To most of us, this Channel Island is better known for its cows and potatoes than its tropical fruit; but strange things abound in the world of corporate tax avoidance – in particular when it comes to a clever little dodge called transfer pricing:

  • “The plain vanilla form of transfer pricing is for the subsidiary of a company which is based in a high-tax jurisdiction to sell its output to one in a lower-tax jurisdiction at a price below its true value. Or, with equivalent effect, it might buy an input that was over-priced…
  • “The distinctive aspect of transfer pricing is that profits are shifted between countries by the artifice of accountants and lawyers rather than by relocating real economic activity. The scope for transferring real economic activity is naturally bounded by the economic characteristics of locations… In contrast, the scope for shifting profits through transfer pricing is unbounded…”

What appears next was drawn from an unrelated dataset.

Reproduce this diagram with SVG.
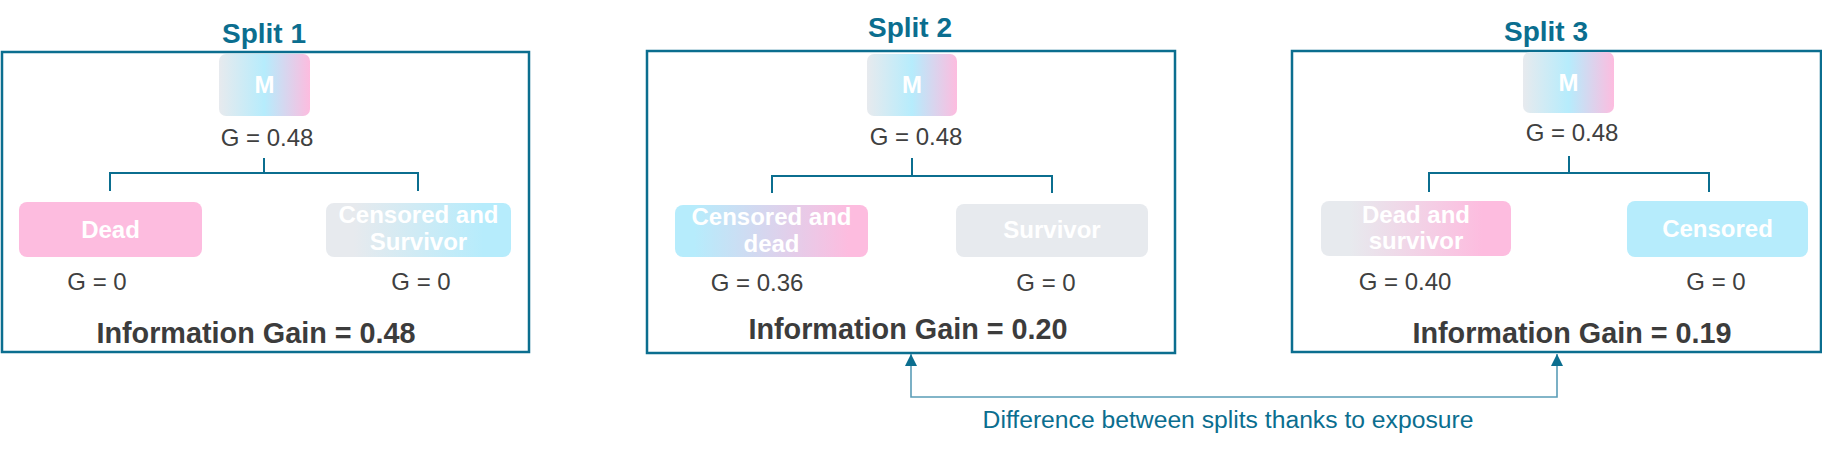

Of course, in developed countries, the tax authorities are wise to such tricks:

  • “G8 countries woke up to plain vanilla transfer pricing decades ago. They now contain it through scrutinising the prices used for intra-corporate transactions and comparing them to third-party prices.”

What isn’t appreciated, however, is that in poorer parts of the world the dodgers can still get away with it:

  • “[Transfer pricing] remains a severe problem in Africa since the typical tax authority lacks the capacity to scrutinise and compare prices… While there are transparent global markets in refined metals, with observable prices, there are no equivalent markets for ores. So, a mining company which sells its ore to a parent company abroad for refining can potentially use a notional ore price that keeps the subsidiary at break-even.”

So how do third world governments generate income from international corporate activity in their countries? Well, there’s one obvious way:

  • “Corporate opacity not only assists tax avoidance, it is the key vehicle for corruption. In Africa, and other poor regions, corruption is a huge impediment to decent economic and political governance.”

Paul Collier calls upon David Cameron to use Britain’s chairmanship of the forthcoming G8 summit in Northern Ireland to lead an international effort to crackdown on the corporate tax dodgers.

This is something we’ve all got an interest in. For instance, if African governments could raise more money through taxation and do more to curb corruption, they’d be less reliant on British foreign aid, as supplied by those of us who do pay our taxes.